La isla se une a la catedral neoclásica a través de un jardín, el Lustgarten. Desde allí, al cruzar al otro lado de Unter den Linden conviene saber que pisamos un pedazo de los 80.000 metros cuadrados más polémicos de la historia alemana reciente. El territorio de una gran paradoja. Allí, hoy, el comunista Palast der Republik, Parlamento de la extinta RDA, se derriba, mientras otro, imperial y prusiano, se proyecta al estilo ostentoso del que un día existió.

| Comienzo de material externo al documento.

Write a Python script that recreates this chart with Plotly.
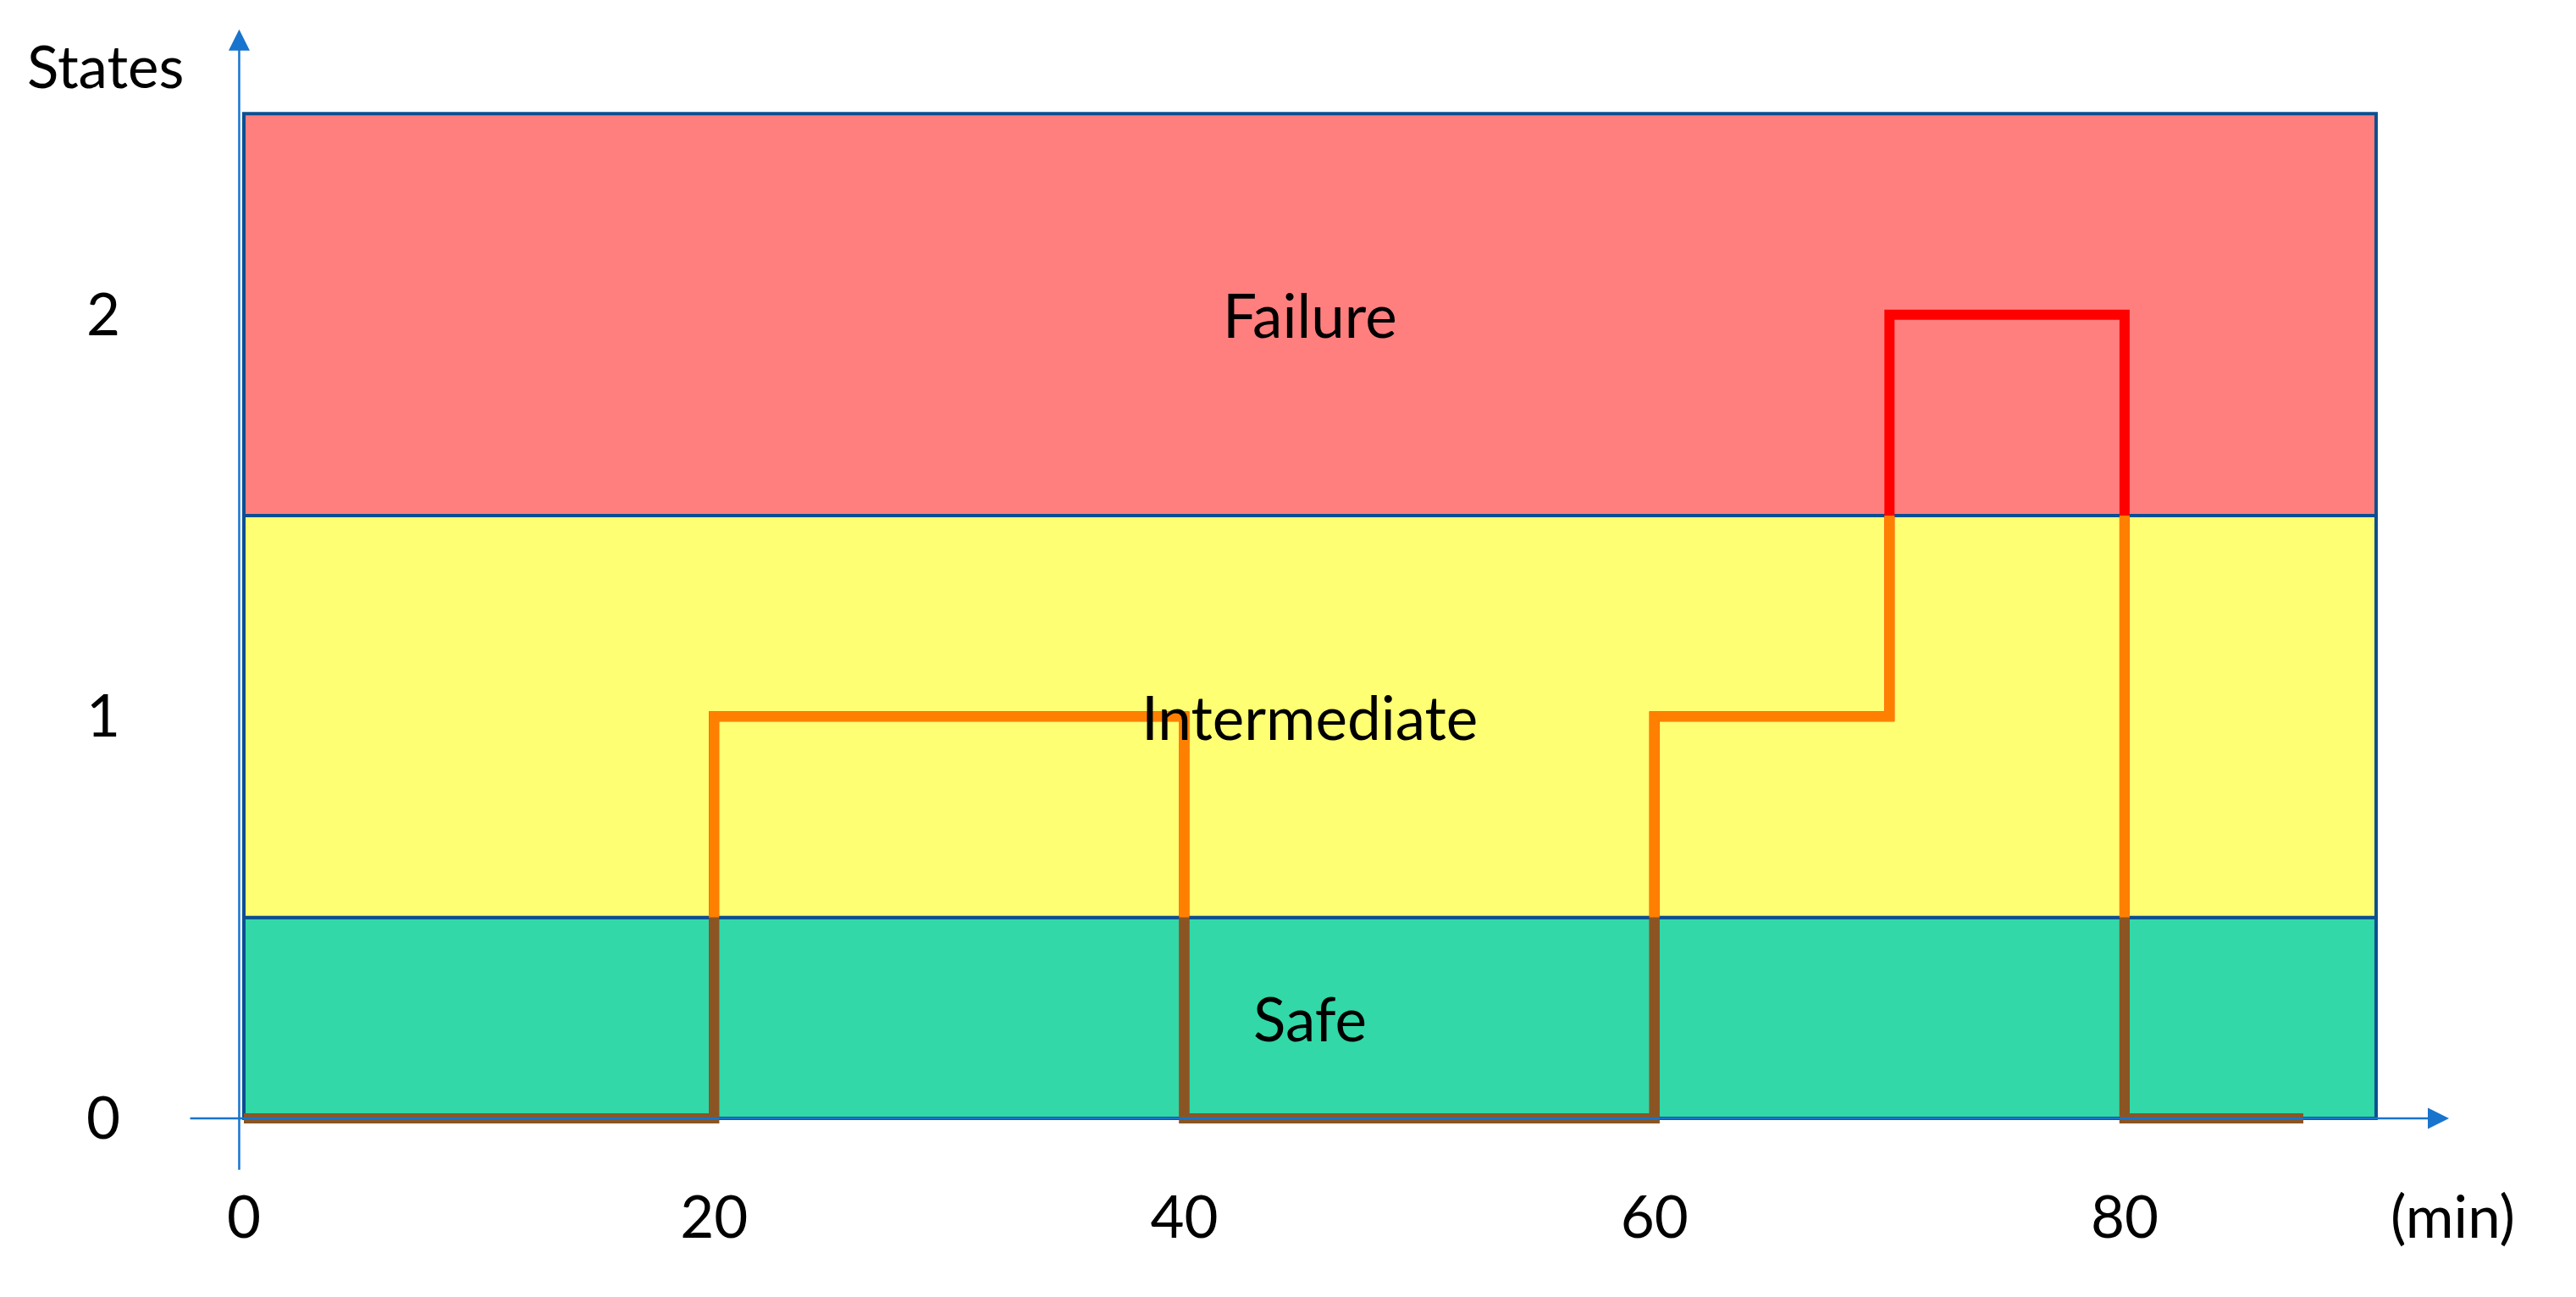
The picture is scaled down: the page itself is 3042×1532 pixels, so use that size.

La discusión, arquitectónica, filosófica y encendida, ha ocupado al berlinés durante tres lustros. Al edificio barroco residencia de los Hohenzollern, muy dañado ya por las bombas aliadas, lo mandó finiquitar Walter Ulbricht en 1950 para eliminar todo rastro de militarismo prusiano. Y su propio Parlamento socialista lo derriban ahora las excavadoras. Kafka, ilustre habitante del barrio de Kreuzberg, estaría orgulloso: el tema es digno hijo de su literatura, como sus propios palacios infinitos. Y para solucionar el dilema ha proliferado también mucha propuesta artística sobre qué hacer con ese inmenso espacio que mira de frente a la casa isla de Nefertiti. Así, un buen día, el descampado apareció repleto de ovejas azules pastando. Las esculturas, de Rainer Bonk, reivindicaban el uso libre y lúdico del lugar. ¿Para qué tanto castillo –venían a decir– si esto es un pasto perfecto? Otro, una palabra gigante, en mayúsculas, “Zweifel” (duda), del noruego Lars O Ramberg, apareció en lo alto del Parlamento comunista amenazado de muerte. Y así cada día.
Berlín. Ya lo dijo Nietzsche: “Los alemanes son esa gente que no para nunca de hacerse preguntas sobre Alemania”.